The second day addressed regional cooperation and integration within the Northeast Asian sub-region.  Historically, regional cooperation has been derived from the bottom-up, championed by business feeding the engines of economic growth. Integration has slowed recently, however, despite increased linkages.  The support of top leaders and officials will remain a critical component to advancing the goals of sub-regional integration.  The Forum has requested official endorsement to advance its initiatives and applauds current efforts.  Key areas of collaboration include trade expansion, infrastructure, energy, environment, and finance.  Northeast Asia is finding ways to build new rules of engagement for a future replete with new realities.

The conference discussed financing regional economic integration through cross-border infrastructure in the final sessions.   Chairman Je Yoon Shin of the Financial Services Commission in his speech  focused  on the financial policy for a reunified Korea, involving plans for a strong and sustainable economy for the Korean peninsula. 

The conference sessions advanced the framework and mission for creating the new Northeast Asian Bank for Cooperation and Development (NEABCD).  The Forum acknowledged key benefits and potential challenges to establishing the NEABCD.  Northeast Asia recognizes that it must depend on itself going forward to fund and invest in growing infrastructure needs in the region.

The conference concluded with a dialogue on cross-border economic cooperation in the Tumen River Area and Korean Peninsula.  Progress continues in North Korea, although the realization of plans remains unclear.  Quality of life has improved substantially in Pyongyang and the South continues to search for mechanisms of cooperation with the DPRK as it develops special economic zones.  Russia and China proposed transnational rail and highway infrastructure to facilitate trade across the sub-region.  More opportunities for cooperation are expected to emerge as member countries overcome cultural boundaries and increase interpersonal communication.

In conclusion, the 23rd annual conference within a broader framework of the regional economic development and cooperation, allowed for national perspectives to be shared in conjunction with energy and resources cooperation.
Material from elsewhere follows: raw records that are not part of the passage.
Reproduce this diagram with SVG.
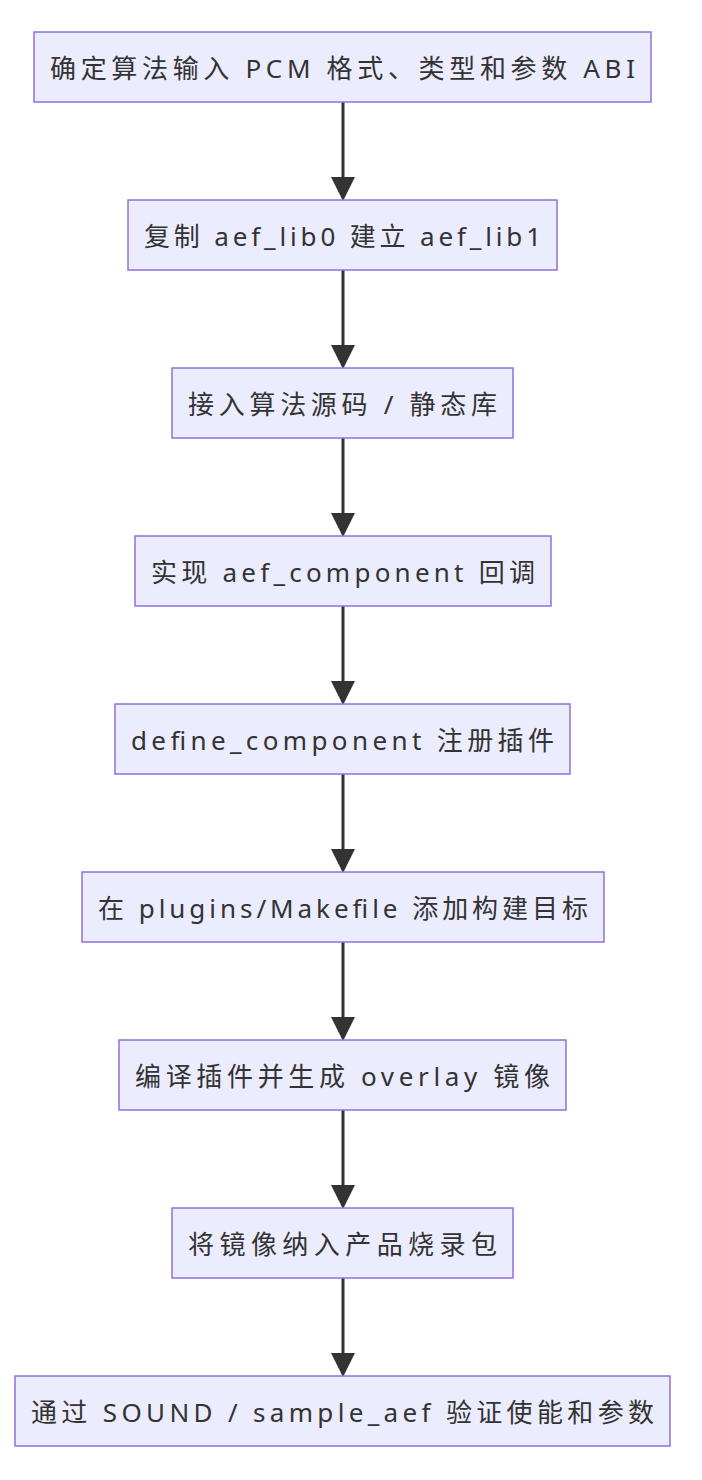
<svg xmlns="http://www.w3.org/2000/svg" width="702" height="1480" viewBox="0 0 702 1480">
<style>
.n rect{fill:#ECECFF;stroke:#9370DB;stroke-width:1.5}
.n text{font-family:"Noto Sans","Noto Sans CJK SC",sans-serif;font-size:26px;fill:#333;text-anchor:middle;dominant-baseline:central}
.e line{stroke:#333;stroke-width:3}
</style>
<defs><marker id="a" markerWidth="8" markerHeight="8" refX="7" refY="4" orient="auto" markerUnits="strokeWidth"><path d="M0,0L8,4L0,8z" fill="#333"/></marker></defs>
<g class="e">
<line x1="343" y1="102" x2="343" y2="198" marker-end="url(#a)"/>
<line x1="343" y1="270" x2="343" y2="366" marker-end="url(#a)"/>
<line x1="343" y1="438" x2="343" y2="534" marker-end="url(#a)"/>
<line x1="343" y1="606" x2="343" y2="702" marker-end="url(#a)"/>
<line x1="343" y1="774" x2="343" y2="870" marker-end="url(#a)"/>
<line x1="343" y1="942" x2="343" y2="1038" marker-end="url(#a)"/>
<line x1="343" y1="1110" x2="343" y2="1206" marker-end="url(#a)"/>
<line x1="343" y1="1278" x2="343" y2="1374" marker-end="url(#a)"/>
</g>
<g id="n1" class="n"><rect x="34" y="32" width="617" height="70"/><text x="342.5" y="68" textLength="585">确定算法输入 PCM 格式、类型和参数 ABI</text></g>
<g id="n2" class="n"><rect x="128" y="200" width="429" height="70"/><text x="342.5" y="236" textLength="397">复制 aef_lib0 建立 aef_lib1</text></g>
<g id="n3" class="n"><rect x="172" y="368" width="341" height="70"/><text x="342.5" y="404" textLength="309">接入算法源码 / 静态库</text></g>
<g id="n4" class="n"><rect x="135" y="536" width="416" height="70"/><text x="343" y="572" textLength="384">实现 aef_component 回调</text></g>
<g id="n5" class="n"><rect x="115" y="704" width="455" height="70"/><text x="342.5" y="740" textLength="423">define_component 注册插件</text></g>
<g id="n6" class="n"><rect x="82" y="872" width="522" height="70"/><text x="343" y="908" textLength="490">在 plugins/Makefile 添加构建目标</text></g>
<g id="n7" class="n"><rect x="119" y="1040" width="447" height="70"/><text x="342.5" y="1076" textLength="415">编译插件并生成 overlay 镜像</text></g>
<g id="n8" class="n"><rect x="172" y="1208" width="341" height="70"/><text x="342.5" y="1244" textLength="309">将镜像纳入产品烧录包</text></g>
<g id="n9" class="n"><rect x="15" y="1376" width="655" height="70"/><text x="342.5" y="1412" textLength="623">通过 SOUND / sample_aef 验证使能和参数</text></g>
</svg>
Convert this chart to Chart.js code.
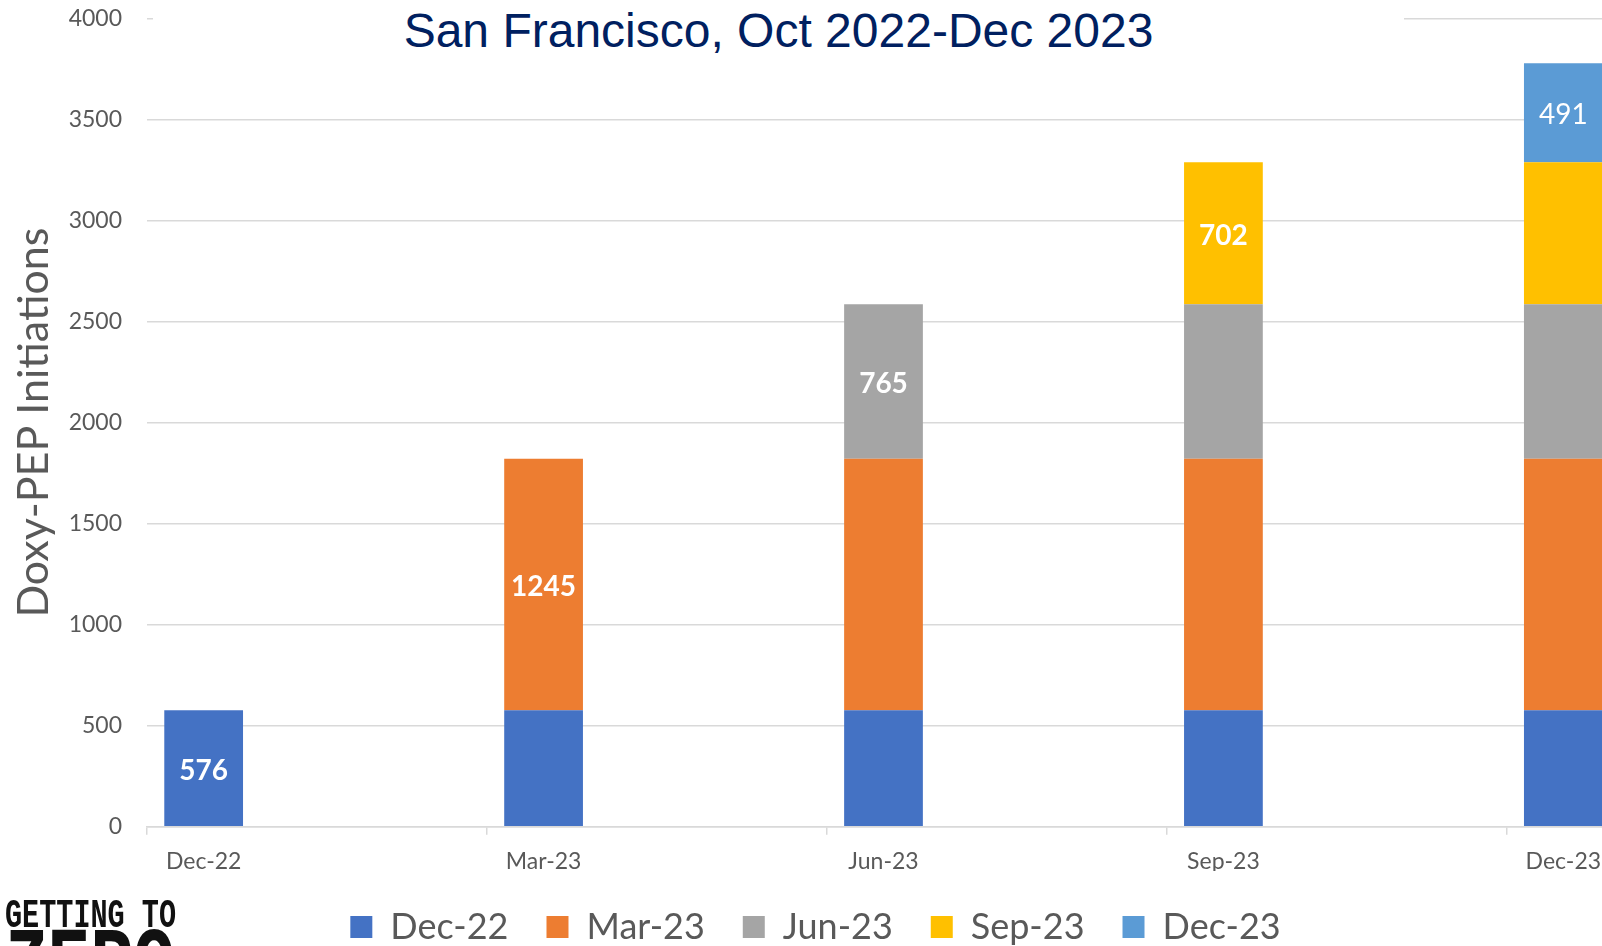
<!DOCTYPE html>
<html><head><meta charset="utf-8">
<script src="https://cdn.jsdelivr.net/npm/chart.js@4.4.1/dist/chart.umd.min.js"></script>
<style>
html,body{margin:0;padding:0;background:#fff;overflow:hidden;width:1602px;height:946px;position:relative;}
#wrap{position:absolute;left:0;top:0;width:1631px;height:955px;}
#title{position:absolute;left:153px;top:0;width:1251px;height:62px;background:#fff;text-align:center;font-family:"Liberation Sans",Arial,sans-serif;font-size:48px;line-height:48px;color:#002060;padding-top:7px;box-sizing:border-box;white-space:nowrap;}
.logo{position:absolute;left:5px;font-family:"Liberation Mono",monospace;font-weight:bold;color:#111;line-height:1;transform-origin:0 0;white-space:nowrap;}
#logo1{top:898px;font-size:28.5px;transform:scaleY(1.4);}
#logo2{top:920px;font-size:71px;transform:scaleY(1.4);}
</style></head><body>
<div id="wrap"><canvas id="c" width="1631" height="955"></canvas></div>
<div id="title">San Francisco, Oct 2022-Dec 2023</div>
<div class="logo" id="logo1">GETTING TO</div>
<div class="logo" id="logo2">ZERO</div>
<script>
// Monthly date axis (Excel-style), quarterly cohorts
const months = ['Dec-22','Jan-23','Feb-23','Mar-23','Apr-23','May-23','Jun-23','Jul-23','Aug-23','Sep-23','Oct-23','Nov-23','Dec-23'];
const quarters = ['Dec-22','Mar-23','Jun-23','Sep-23','Dec-23'];
const newInitiations = [576, 1245, 765, 702, 491];
const seriesColors = ['#4472C4','#ED7D31','#A5A5A5','#FFC000','#5B9BD5'];
const yTickMin = 0, yTickMax = 4000, yTickStep = 500;

const datasets = quarters.map((name, k) => ({
  label: name,
  data: months.map(m => {
    const q = quarters.indexOf(m);
    return (q >= k) ? newInitiations[k] : null;
  }),
  backgroundColor: seriesColors[k],
  borderWidth: 0,
  labelAt: months.indexOf(quarters[k]),
  labelWeight: k === 4 ? 'normal' : 'bold',
  categoryPercentage: 1.0,
  barPercentage: 0.695
}));

const segmentLabels = {
  id: 'segmentLabels',
  afterDatasetsDraw(chart) {
    const ctx = chart.ctx;
    chart.data.datasets.forEach((ds, i) => {
      const meta = chart.getDatasetMeta(i);
      const el = meta.data[ds.labelAt];
      if (!el) return;
      const v = ds.data[ds.labelAt];
      ctx.save();
      ctx.fillStyle = '#ffffff';
      ctx.font = ds.labelWeight + ' 28px Lato';
      ctx.textAlign = 'center';
      ctx.textBaseline = 'middle';
      ctx.fillText(String(v), el.x, (el.y + el.base) / 2 + 2.5);
      ctx.restore();
    });
  }
};

const grey = '#595959';
const gridCol = '#d9d9d9';

new Chart(document.getElementById('c'), {
  type: 'bar',
  data: { labels: months, datasets },
  plugins: [segmentLabels],
  options: {
    responsive: false,
    animation: false,
    devicePixelRatio: 1,
    layout: { padding: { top: 18.5, left: 0, right: 0, bottom: 0 } },
    plugins: {
      title: { display: false },
      tooltip: { enabled: false },
      legend: {
        display: true,
        position: 'bottom',
        labels: {
          boxWidth: 22, boxHeight: 22, padding: 38,
          color: grey,
          font: { family: 'Lato', size: 36 }
        }
      }
    },
    scales: {
      x: {
        stacked: true,
        offset: true,
        afterFit(s) { s.height = 44.3; },
        grid: {
          offset: true,
          drawOnChartArea: false,
          drawTicks: true,
          tickLength: 8,
          lineWidth: 1.5,
          color: (c) => (c.index % 3 === 0) ? gridCol : 'rgba(0,0,0,0)'
        },
        border: { display: true, color: gridCol, width: 1.5 },
        ticks: {
          autoSkip: false,
          maxRotation: 0,
          padding: 13,
          color: grey,
          font: { family: 'Lato', size: 23 },
          callback: function(value) {
            const lab = this.getLabelForValue(value);
            return quarters.includes(lab) ? lab : '';
          }
        }
      },
      y: {
        stacked: true,
        min: yTickMin, max: yTickMax,
        afterFit(s) { s.width = 147; s.paddingTop = 0; s.paddingBottom = 0; },
        ticks: {
          stepSize: yTickStep,
          padding: 25,
          color: grey,
          font: { family: 'Lato', size: 23 },
          callback: (v) => String(v)
        },
        grid: { color: gridCol, lineWidth: 1.5, drawTicks: false },
        border: { display: false },
        title: {
          display: true,
          text: 'Doxy-PEP Initiations',
          color: grey,
          font: { family: 'Lato', size: 43, weight: 'normal' },
          padding: { top: 8, bottom: 0 }
        }
      },
      yR: {
        position: 'right',
        display: true,
        afterFit(s) { s.width = 11; s.paddingTop = 0; s.paddingBottom = 0; },
        grid: { display: false, drawTicks: false },
        border: { display: false },
        ticks: { display: false }
      }
    }
  }
});
</script>
</body></html>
Regional economic integration in terms of institutional dimensions along with physical connectivity through cross border infrastructure development have been articulated. A greater focus has been placed on the greater Tumen River in the larger geographic framework of Northeast Asia linking North America and Europe. The very region that serves the interests of all Northeast Asian countries is the Tumen River Delta area where the Korean Peninsula, China and Russia share borders. Developing this area has strategic meaning, enabling peaceful resolution of conflicts in the Northeast Asian region.

Financing cross border infrastructures in this area will be a great challenge and at the same time, a potentially enormous benefit to the Northeast region as well as internationally. There appears to be a broad consensus on the desirability for a multilateral bank to provide long-term capital for regional infrastructure projects. The bank is aimed at increasing cooperative, balanced and win-win development in the region.

The Northeast Asia Economic Forum is expected to play a coordinating and catalytic role, through disseminating relevant information and facilitating dialogue with and among policymakers in Northeast Asia.